Parce que la fin de semaine précédente, je me suis fait une fin de semaine choc dans les White Mountains. Qui se tape un week-end choc neuf jours avant une course? Moi. 50 kilomètres et plus de 4 000 mètres de dénivelé positif en moins de 36 heures. Un aller-retour au sommet du mont Jefferson le matin. Un aller-retour au sommet du mont Washington l’après-midi. Et un demi-marathon sur l’Appalachian Trail le lendemain matin.

Un super plan, considérant que c’était quatre semaines avant mon premier ultra de la saison. Un mauvais plan, considérant que c’était une semaine avant la Trail du Coureur des bois. Ah! et la petite douleur au genou qui est apparue sur l’Appalachian Trail et qui s’est ravivée au 3e kilomètre de la course à Duchesnay était un syndrôme fémoro-patellaire. J’ai couru après. Littéralement.

Raison 2

Parce que je ne m’étais pas reposé dans les jours qui ont précédé la course. Au contraire! Je mène une double vie : je suis autant passionné par la course à pied que par le théâtre. Et au cours des 72 heures qui ont précédé la course, j’avais fait cinq représentations dans un spectacle (d’où la moustache). Je dépannais des amis qui ont une troupe de comédie musicale dans laquelle l’un des acteurs avait dû se désister à la dernière minute. Un beau mix de stress, de plaisir et de bières-d’après-show-qui-terminent-trop-tard. Je ne regrette pas du tout d’avoir plongé dans cette aventure théâtrale. Mais, on va se le dire, ce n’était pas la préparation optimale pour une course.

Raison 3

Parce que je n’ai pas pris le temps de faire ma routine habituelle. Depuis que je participe à des compétitions sportives d’endurance, j’ai mis au point un menu d’avant-course béton. Pendant les 24 heures qui précèdent une course, je mange toujours la même chose. Au-delà de la bouffe, j’ai l’habitude d’analyser le parcours. Identifier les montées abruptes, analyser la distance entre les ravitos et me faire un plan de match pour diviser mon effort à travers le parcours. Là, je n’ai rien fait de cela.

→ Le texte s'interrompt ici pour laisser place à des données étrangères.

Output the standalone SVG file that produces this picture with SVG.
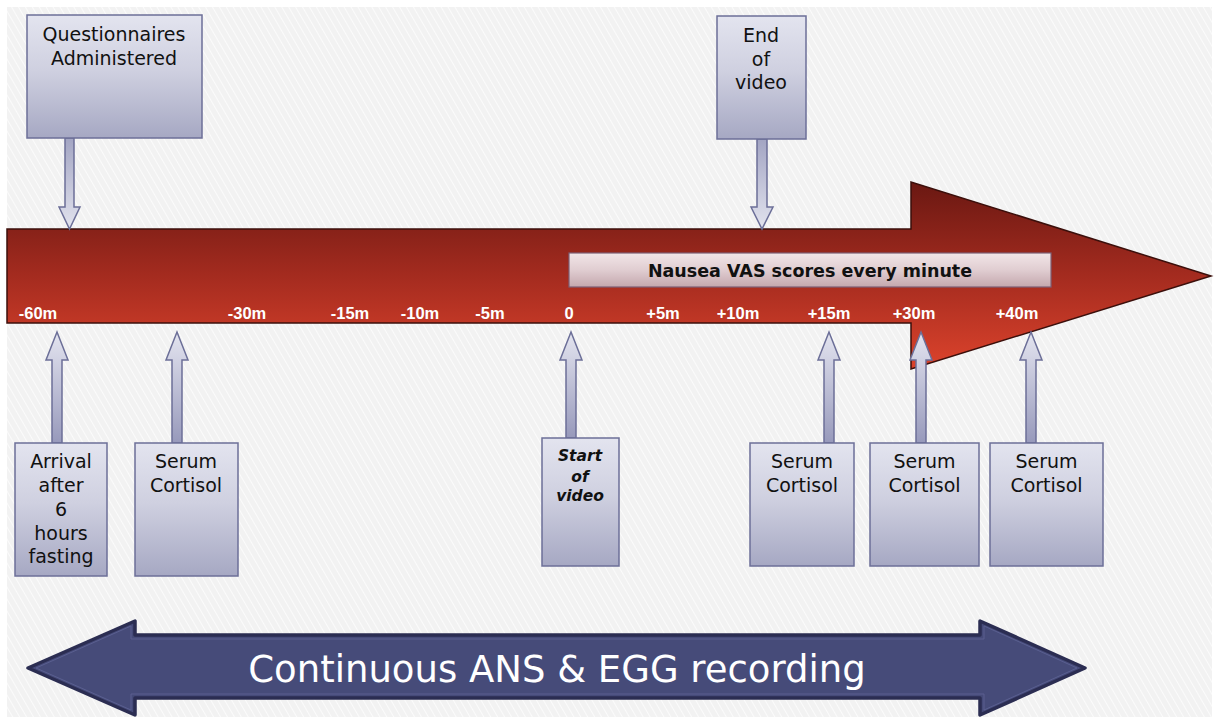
<svg xmlns="http://www.w3.org/2000/svg" width="1217" height="717" viewBox="0 0 1217 717">
  <defs>
    <pattern id="stripes" width="6" height="6" patternUnits="userSpaceOnUse" patternTransform="rotate(-30)">
      <rect width="6" height="6" fill="#f2f2f2"/>
      <line x1="0" y1="0" x2="0" y2="6" stroke="#fbfbfb" stroke-width="2"/>
    </pattern>
    <linearGradient id="redBar" x1="0" y1="0" x2="0" y2="1">
      <stop offset="0" stop-color="#6a1812"/>
      <stop offset="0.5" stop-color="#a42b1f"/>
      <stop offset="1" stop-color="#dc432c"/>
    </linearGradient>
    <linearGradient id="boxFill" x1="0" y1="0" x2="0" y2="1">
      <stop offset="0" stop-color="#e3e4ef"/>
      <stop offset="0.45" stop-color="#cfd0e0"/>
      <stop offset="1" stop-color="#a6a8c3"/>
    </linearGradient>
    <linearGradient id="upFill" x1="0" y1="0" x2="0" y2="1">
      <stop offset="0" stop-color="#e4e5f0"/>
      <stop offset="1" stop-color="#9799bb"/>
    </linearGradient>
    <linearGradient id="downFill" x1="0" y1="0" x2="0" y2="1">
      <stop offset="0" stop-color="#a3a5c3"/>
      <stop offset="1" stop-color="#e2e3ee"/>
    </linearGradient>
    <linearGradient id="pinkFill" x1="0" y1="0" x2="0" y2="1">
      <stop offset="0" stop-color="#f2e6e8"/>
      <stop offset="0.5" stop-color="#e0cdd1"/>
      <stop offset="1" stop-color="#c4a7ad"/>
    </linearGradient>
    <style>
      .box { fill: url(#boxFill); stroke: #6c6f98; stroke-width: 1.5; }
      .lbl { font-family: "DejaVu Sans", "Noto Sans", sans-serif; font-size: 19px; fill: #111; text-anchor: middle; }
      .lblsi { font-family: "DejaVu Sans", sans-serif; font-size: 15.5px; font-weight: bold; font-style: italic; fill: #111; text-anchor: middle; }
      .tick { font-family: "Liberation Sans", Arial, sans-serif; font-size: 16.5px; font-weight: bold; fill: #ffffff; text-anchor: middle; }
      .up { fill: url(#upFill); stroke: #6c6f98; stroke-width: 1.5; stroke-linejoin: miter; }
      .down { fill: url(#downFill); stroke: #6c6f98; stroke-width: 1.5; }
    </style>
  </defs>

  <!-- backdrop -->
  <rect x="0" y="0" width="1217" height="717" fill="#ffffff"/>
  <rect x="7" y="7" width="1205" height="710" fill="url(#stripes)"/>

  <!-- main timeline arrow -->
  <g id="timeline">
    <path d="M7,229 L911,229 L911,182 L1211,276 L911,369 L911,323 L7,323 Z" fill="url(#redBar)" stroke="#3b0f0b" stroke-width="1.5"/>
    <g id="ticks">
      <text class="tick" x="38" y="319">-60m</text>
      <text class="tick" x="247" y="319">-30m</text>
      <text class="tick" x="350" y="319">-15m</text>
      <text class="tick" x="420" y="319">-10m</text>
      <text class="tick" x="490" y="319">-5m</text>
      <text class="tick" x="569" y="319">0</text>
      <text class="tick" x="663" y="319">+5m</text>
      <text class="tick" x="738" y="319">+10m</text>
      <text class="tick" x="829" y="319">+15m</text>
      <text class="tick" x="914" y="319">+30m</text>
      <text class="tick" x="1017" y="319">+40m</text>
    </g>
  </g>

  <!-- nausea scoring band -->
  <g id="nausea">
    <rect x="569" y="253" width="482" height="34" fill="url(#pinkFill)" stroke="#7d5f75" stroke-width="1.2"/>
    <text x="810" y="277" font-family="DejaVu Sans, sans-serif" font-size="17.5" font-weight="bold" fill="#111" text-anchor="middle">Nausea VAS scores every minute</text>
  </g>

  <!-- connectors -->
  <g id="connectors">
    <!-- downward -->
    <path class="down" d="M65,138 L74,138 L74,207 L80,207 L69.5,229 L59,207 L65,207 Z"/>
    <path class="down" d="M757,139 L767,139 L767,207 L773,207 L762,229 L751,207 L757,207 Z"/>
    <!-- upward -->
    <path class="up" d="M52,443 L52,360 L46,360 L57,332 L68,360 L62,360 L62,443 Z"/>
    <path class="up" d="M172,443 L172,360 L166,360 L177,332 L188,360 L182,360 L182,443 Z"/>
    <path class="up" d="M566,438 L566,360 L560,360 L571,332 L582,360 L576,360 L576,438 Z"/>
    <path class="up" d="M824,443 L824,360 L818,360 L829,332 L840,360 L834,360 L834,443 Z"/>
    <path class="up" d="M916,443 L916,360 L910,360 L921,332 L932,360 L926,360 L926,443 Z"/>
    <path class="up" d="M1026,443 L1026,360 L1020,360 L1031,332 L1042,360 L1036,360 L1036,443 Z"/>
  </g>

  <!-- upper event boxes -->
  <g id="questionnaires">
    <rect class="box" x="27" y="15" width="175" height="123"/>
    <text class="lbl" x="114" y="41">Questionnaires</text>
    <text class="lbl" x="114" y="65">Administered</text>
  </g>
  <g id="end-video">
    <rect class="box" x="717" y="16" width="89" height="123"/>
    <text class="lbl" x="761" y="42">End</text>
    <text class="lbl" x="761" y="66">of</text>
    <text class="lbl" x="761" y="89">video</text>
  </g>

  <!-- lower event boxes -->
  <g id="arrival">
    <rect class="box" x="15" y="443" width="92" height="133"/>
    <text class="lbl" x="61" y="468">Arrival</text>
    <text class="lbl" x="61" y="492">after</text>
    <text class="lbl" x="61" y="516">6</text>
    <text class="lbl" x="61" y="540">hours</text>
    <text class="lbl" x="61" y="563">fasting</text>
  </g>
  <g id="cortisol-1">
    <rect class="box" x="135" y="443" width="103" height="133"/>
    <text class="lbl" x="186" y="468">Serum</text>
    <text class="lbl" x="186" y="492">Cortisol</text>
  </g>
  <g id="start-video">
    <rect class="box" x="542" y="438" width="77" height="128"/>
    <text class="lblsi" x="580" y="461">Start</text>
    <text class="lblsi" x="580" y="482">of</text>
    <text class="lblsi" x="580" y="501">video</text>
  </g>
  <g id="cortisol-2">
    <rect class="box" x="750" y="443" width="104" height="123"/>
    <text class="lbl" x="802" y="468">Serum</text>
    <text class="lbl" x="802" y="492">Cortisol</text>
  </g>
  <g id="cortisol-3">
    <rect class="box" x="870" y="443" width="109" height="123"/>
    <text class="lbl" x="924.5" y="468">Serum</text>
    <text class="lbl" x="924.5" y="492">Cortisol</text>
  </g>
  <g id="cortisol-4">
    <rect class="box" x="990" y="443" width="113" height="123"/>
    <text class="lbl" x="1046.5" y="468">Serum</text>
    <text class="lbl" x="1046.5" y="492">Cortisol</text>
  </g>

  <!-- recording span -->
  <g id="recording">
    <path d="M28,668 L135,621 L135,635 L980,635 L980,621 L1085,668 L980,715 L980,698 L135,698 L135,715 Z" fill="#464b79" stroke="#2b2d52" stroke-width="3.5" stroke-linejoin="round"/>
    <path d="M36,668 L131,626 L131,639 L984,639 L984,626 L1077,668 L984,710 L984,694 L131,694 L131,710 Z" fill="none" stroke="#5a5f90" stroke-width="1" stroke-linejoin="round"/>
    <text x="557" y="682" font-family="DejaVu Sans, sans-serif" font-size="37" fill="#ffffff" text-anchor="middle">Continuous ANS &amp; EGG recording</text>
  </g>
</svg>
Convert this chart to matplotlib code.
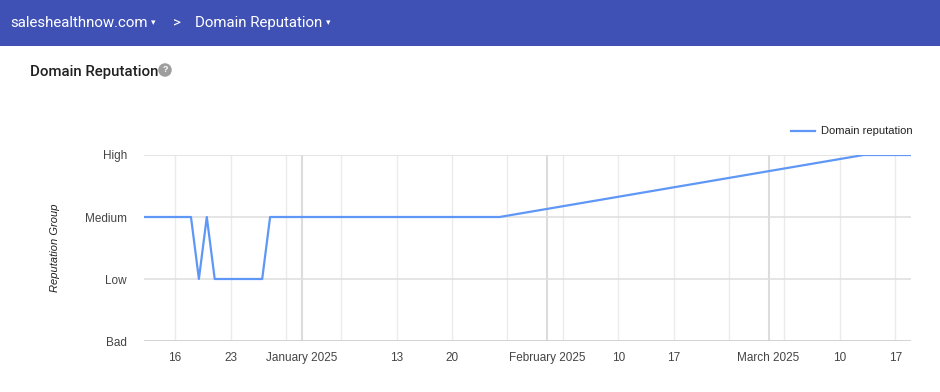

Comme je voyais la Trail du Coureur des Bois comme une occasion de faire une longue sortie, plutôt que comme une compétition, j’ai dérogé de mon plan de préparation. J’ai attaqué cette course comme j’attaque mes longues sorties en entraînement : freestyle! La veille d’un gros entraînement, ça m’arrive d’avoir un souper arrosé avec des amis. Et l’entraînement se passe bien. Alors je suis arrivé avec cette philosophie pour la course. J’avais un souper pour souligner la dernière représentation du spectacle (raison 2). J’ai troqué mon habituel plat de pâtes et de poulet pour un burger et une bière. Rien d’extravagant. Mais j’ai dérogé de mon plan. Et je n’ai pas analysé le parcours. Bref, le gars habituellement over-préparé que je suis est arrivé solidement under-préparé.

Prenez ces trois raisons, mélangez-les dans un grand bol et vous obtiendrez 34 kilomètres de souffrances.

Mais pourquoi suis-je en train d’exposer mon insouciance et ma mauvaise préparation à une course? Parce que j’ai appris là-dedans. Beaucoup plus que lors des courses suivantes. Je n’ai pas appris sur moi pendant mon QMT où j’ai eu de bonnes sensations pendant les 52 kilomètres du parcours. Ni pendant mon UTHC qui s’est déroulé comme prévu. C’est pendant la Trail du Coureur des Bois. Quand j’ai souffert. Et j’ai eu ma leçon. Et ç’a été bénéfique pour tout ce qui a suivi.

C’est ça qui est beau en trail. Peu importe la distance, peu importe l’évènement, peu importe le niveau de difficulté du parcours : si tu ne respectes pas la montagne, elle va te le faire payer.

Et tu vas en baver.

Et c’est exactement ce qui s’est produit le 20 mai dernier.

J’en ai bavé.

Et je suis content. Et j’ai appris. À la dure.